- [PROMPT]: Count how many lines hold the string "this". Answer with that number and nothing more.

---------- INPUT RECORDS ----------

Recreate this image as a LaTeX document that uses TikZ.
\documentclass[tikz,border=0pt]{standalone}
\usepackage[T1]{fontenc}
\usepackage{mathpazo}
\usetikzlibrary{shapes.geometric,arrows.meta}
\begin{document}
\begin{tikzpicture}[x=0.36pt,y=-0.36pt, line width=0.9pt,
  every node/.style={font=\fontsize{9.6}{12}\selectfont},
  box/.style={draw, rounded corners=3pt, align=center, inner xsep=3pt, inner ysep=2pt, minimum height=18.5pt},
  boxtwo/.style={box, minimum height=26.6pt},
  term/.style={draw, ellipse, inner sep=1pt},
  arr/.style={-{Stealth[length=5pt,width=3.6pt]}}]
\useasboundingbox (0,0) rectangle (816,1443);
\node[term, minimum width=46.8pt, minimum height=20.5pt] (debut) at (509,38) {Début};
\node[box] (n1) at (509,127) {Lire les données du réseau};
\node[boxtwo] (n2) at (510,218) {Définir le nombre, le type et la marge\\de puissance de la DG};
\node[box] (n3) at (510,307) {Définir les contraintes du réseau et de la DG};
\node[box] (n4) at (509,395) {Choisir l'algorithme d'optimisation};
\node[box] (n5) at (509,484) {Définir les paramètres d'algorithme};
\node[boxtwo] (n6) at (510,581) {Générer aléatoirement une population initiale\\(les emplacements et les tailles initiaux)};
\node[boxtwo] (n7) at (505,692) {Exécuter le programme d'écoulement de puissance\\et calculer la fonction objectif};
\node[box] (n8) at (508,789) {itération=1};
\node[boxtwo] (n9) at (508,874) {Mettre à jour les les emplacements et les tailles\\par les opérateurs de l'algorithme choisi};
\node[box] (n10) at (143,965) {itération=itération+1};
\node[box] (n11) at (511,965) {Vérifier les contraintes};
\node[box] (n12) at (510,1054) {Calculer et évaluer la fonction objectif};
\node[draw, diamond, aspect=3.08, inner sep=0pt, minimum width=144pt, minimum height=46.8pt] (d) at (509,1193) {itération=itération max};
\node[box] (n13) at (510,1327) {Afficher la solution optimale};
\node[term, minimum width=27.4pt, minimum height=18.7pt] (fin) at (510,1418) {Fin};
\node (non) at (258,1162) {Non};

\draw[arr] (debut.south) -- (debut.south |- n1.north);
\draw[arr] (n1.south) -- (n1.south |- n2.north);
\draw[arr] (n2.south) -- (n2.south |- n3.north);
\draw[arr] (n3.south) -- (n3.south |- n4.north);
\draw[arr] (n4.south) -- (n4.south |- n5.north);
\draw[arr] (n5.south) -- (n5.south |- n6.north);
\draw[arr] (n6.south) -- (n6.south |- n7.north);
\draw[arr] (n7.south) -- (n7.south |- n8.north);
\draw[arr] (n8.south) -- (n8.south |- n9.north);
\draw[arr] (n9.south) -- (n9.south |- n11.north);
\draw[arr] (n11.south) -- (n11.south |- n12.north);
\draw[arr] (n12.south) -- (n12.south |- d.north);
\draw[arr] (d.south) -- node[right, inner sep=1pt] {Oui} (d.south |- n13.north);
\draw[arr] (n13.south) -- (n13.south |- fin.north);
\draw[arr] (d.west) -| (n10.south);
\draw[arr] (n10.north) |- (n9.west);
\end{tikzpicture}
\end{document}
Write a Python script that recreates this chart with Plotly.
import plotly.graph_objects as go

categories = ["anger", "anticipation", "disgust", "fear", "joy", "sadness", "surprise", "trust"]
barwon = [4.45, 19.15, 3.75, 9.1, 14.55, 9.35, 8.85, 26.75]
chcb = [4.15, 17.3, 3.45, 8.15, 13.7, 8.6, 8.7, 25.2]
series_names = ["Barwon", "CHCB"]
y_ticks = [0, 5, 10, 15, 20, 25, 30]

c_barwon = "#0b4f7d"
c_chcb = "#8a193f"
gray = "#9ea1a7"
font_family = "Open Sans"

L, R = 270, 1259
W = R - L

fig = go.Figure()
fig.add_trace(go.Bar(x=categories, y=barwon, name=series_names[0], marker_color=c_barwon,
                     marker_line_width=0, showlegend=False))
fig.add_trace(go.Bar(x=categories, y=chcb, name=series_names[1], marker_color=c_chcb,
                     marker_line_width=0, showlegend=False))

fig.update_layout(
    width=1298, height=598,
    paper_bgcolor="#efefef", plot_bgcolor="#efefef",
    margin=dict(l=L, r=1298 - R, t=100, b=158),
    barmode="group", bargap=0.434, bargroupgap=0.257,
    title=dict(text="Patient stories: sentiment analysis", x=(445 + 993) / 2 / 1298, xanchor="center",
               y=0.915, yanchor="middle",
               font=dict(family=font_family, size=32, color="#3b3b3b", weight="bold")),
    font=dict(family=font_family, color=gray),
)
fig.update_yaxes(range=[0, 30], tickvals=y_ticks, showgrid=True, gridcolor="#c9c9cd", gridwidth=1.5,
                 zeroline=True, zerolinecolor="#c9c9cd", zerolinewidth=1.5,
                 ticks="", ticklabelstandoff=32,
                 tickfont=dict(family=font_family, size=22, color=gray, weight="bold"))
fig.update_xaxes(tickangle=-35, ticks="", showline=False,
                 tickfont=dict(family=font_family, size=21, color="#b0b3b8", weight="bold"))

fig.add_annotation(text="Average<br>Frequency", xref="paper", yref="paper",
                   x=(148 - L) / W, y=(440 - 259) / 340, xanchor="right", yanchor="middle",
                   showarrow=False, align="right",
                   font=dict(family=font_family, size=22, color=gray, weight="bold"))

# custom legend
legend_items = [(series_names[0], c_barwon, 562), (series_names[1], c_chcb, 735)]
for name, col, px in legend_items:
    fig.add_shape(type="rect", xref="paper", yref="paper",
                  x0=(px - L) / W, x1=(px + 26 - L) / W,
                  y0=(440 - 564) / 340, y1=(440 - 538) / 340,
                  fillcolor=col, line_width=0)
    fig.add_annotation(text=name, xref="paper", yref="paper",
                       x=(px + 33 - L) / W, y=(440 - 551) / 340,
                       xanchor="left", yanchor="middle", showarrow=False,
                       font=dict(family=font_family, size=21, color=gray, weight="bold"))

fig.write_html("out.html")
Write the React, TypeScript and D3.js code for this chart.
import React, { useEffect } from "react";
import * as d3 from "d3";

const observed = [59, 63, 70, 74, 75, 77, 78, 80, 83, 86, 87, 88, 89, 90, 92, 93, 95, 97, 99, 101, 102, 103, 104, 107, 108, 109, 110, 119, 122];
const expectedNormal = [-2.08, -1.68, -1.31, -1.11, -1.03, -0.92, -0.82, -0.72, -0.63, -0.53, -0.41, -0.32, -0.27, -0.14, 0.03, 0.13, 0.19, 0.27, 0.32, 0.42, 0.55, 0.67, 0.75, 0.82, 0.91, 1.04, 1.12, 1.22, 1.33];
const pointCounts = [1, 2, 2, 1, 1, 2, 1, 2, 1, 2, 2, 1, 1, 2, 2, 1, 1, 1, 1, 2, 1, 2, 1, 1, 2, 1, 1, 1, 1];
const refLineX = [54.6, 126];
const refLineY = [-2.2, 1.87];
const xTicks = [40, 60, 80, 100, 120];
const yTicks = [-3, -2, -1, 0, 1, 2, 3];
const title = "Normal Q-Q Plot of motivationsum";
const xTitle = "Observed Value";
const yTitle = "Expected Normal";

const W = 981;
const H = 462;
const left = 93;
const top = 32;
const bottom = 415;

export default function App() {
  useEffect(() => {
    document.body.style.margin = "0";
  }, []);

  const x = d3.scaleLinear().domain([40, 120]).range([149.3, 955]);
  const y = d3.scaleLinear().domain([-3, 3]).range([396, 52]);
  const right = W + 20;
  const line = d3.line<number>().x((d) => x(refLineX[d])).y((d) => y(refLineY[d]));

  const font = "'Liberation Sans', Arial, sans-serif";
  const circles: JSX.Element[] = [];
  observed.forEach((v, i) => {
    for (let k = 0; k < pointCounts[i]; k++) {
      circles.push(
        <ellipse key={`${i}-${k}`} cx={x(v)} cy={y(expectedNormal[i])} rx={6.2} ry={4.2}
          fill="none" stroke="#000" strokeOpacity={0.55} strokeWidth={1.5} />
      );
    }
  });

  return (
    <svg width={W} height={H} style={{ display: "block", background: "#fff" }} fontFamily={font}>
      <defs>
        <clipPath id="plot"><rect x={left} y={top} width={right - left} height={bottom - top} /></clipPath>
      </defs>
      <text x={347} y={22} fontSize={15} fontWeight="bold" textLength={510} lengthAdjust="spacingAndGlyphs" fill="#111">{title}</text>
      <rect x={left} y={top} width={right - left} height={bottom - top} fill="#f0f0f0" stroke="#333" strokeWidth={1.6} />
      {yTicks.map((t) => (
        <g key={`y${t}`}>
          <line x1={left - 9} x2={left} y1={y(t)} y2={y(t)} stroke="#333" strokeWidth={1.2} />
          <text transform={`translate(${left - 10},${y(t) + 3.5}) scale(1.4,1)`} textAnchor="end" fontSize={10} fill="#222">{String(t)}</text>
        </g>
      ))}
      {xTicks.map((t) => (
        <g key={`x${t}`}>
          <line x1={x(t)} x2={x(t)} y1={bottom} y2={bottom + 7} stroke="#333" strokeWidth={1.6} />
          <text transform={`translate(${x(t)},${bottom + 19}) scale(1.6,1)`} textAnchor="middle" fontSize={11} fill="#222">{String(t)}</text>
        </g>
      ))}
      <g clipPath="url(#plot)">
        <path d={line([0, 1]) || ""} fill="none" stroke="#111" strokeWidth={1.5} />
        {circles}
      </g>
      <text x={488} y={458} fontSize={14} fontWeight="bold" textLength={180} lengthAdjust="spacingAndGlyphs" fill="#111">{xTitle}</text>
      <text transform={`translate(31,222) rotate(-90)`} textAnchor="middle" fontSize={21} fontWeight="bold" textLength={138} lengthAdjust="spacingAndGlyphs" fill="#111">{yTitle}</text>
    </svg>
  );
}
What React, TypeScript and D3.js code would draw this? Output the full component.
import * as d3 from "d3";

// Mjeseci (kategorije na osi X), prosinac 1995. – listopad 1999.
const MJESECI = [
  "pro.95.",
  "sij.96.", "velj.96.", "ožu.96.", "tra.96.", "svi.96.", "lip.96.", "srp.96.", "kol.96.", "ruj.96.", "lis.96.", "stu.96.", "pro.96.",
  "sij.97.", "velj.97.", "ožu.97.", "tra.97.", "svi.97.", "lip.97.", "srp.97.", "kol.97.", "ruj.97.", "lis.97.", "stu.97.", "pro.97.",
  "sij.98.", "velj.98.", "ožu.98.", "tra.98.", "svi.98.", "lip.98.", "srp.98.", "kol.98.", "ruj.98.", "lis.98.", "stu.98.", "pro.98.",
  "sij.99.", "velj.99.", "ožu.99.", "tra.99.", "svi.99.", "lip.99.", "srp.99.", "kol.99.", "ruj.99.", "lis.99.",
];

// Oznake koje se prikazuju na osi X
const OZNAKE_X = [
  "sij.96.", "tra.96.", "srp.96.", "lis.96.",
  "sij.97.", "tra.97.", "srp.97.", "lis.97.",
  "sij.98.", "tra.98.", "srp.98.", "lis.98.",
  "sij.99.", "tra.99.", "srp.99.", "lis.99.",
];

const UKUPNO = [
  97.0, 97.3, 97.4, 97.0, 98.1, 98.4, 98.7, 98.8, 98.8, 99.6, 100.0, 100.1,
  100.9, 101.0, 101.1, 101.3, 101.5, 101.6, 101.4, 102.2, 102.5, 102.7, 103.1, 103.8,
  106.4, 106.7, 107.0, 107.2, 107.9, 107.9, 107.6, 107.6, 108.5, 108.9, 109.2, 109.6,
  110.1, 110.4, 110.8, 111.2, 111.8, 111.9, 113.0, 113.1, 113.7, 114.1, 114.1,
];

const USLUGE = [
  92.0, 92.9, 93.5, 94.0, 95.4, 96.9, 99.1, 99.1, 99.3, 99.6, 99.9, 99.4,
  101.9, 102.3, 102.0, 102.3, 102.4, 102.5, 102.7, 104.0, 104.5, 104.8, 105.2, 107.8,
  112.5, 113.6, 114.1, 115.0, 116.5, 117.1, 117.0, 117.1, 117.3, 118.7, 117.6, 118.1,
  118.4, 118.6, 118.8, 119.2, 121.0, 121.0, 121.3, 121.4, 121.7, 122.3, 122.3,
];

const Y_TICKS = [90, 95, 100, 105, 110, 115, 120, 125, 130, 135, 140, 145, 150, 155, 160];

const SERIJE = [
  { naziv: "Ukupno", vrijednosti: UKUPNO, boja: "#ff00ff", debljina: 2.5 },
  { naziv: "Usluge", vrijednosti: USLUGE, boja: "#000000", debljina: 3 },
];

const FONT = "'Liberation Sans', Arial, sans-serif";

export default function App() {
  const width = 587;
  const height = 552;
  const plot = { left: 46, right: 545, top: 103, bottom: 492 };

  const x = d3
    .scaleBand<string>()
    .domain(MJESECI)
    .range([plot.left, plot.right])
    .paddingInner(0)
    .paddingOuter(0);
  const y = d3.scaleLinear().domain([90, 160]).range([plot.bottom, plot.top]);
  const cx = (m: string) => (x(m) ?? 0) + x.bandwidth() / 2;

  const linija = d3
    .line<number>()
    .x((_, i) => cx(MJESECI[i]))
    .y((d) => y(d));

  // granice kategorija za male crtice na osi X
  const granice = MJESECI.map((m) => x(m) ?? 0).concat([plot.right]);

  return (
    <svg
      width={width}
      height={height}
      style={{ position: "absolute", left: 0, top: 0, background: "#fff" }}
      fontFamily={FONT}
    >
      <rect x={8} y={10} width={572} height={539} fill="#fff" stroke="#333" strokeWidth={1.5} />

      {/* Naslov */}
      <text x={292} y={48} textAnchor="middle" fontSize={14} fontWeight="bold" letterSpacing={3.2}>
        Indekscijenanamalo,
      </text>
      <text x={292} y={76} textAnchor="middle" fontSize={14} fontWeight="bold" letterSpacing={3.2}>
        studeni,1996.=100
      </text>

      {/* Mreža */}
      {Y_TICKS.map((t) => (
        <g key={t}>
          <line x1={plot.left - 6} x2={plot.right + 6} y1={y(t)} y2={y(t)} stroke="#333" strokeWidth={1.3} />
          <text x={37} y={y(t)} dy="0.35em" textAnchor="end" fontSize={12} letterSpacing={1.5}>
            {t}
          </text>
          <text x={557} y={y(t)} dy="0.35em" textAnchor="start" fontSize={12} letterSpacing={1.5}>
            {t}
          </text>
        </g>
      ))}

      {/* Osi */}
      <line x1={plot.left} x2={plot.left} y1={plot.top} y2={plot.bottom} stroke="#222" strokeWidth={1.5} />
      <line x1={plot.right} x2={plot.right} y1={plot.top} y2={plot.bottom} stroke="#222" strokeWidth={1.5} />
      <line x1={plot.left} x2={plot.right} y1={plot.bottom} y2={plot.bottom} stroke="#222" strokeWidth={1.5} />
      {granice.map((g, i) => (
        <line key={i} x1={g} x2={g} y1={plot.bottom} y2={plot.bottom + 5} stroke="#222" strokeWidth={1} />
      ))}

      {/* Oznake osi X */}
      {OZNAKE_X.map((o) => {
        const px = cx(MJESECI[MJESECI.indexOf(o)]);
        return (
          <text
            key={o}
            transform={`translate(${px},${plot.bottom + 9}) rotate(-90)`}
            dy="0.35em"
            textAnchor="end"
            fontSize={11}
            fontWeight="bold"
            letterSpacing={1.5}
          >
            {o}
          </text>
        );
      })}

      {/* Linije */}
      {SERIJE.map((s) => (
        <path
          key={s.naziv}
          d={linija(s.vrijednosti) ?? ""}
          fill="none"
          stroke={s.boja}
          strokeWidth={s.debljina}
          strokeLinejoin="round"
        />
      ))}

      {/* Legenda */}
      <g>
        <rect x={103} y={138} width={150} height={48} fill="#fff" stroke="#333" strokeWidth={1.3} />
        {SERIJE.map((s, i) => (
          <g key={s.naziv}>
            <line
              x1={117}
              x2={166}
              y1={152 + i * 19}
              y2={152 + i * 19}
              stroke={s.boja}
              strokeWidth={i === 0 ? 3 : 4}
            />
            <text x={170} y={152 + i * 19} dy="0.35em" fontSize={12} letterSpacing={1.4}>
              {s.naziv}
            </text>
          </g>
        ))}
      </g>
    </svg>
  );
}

----------

- [EXERCISE SOLUTION]: 4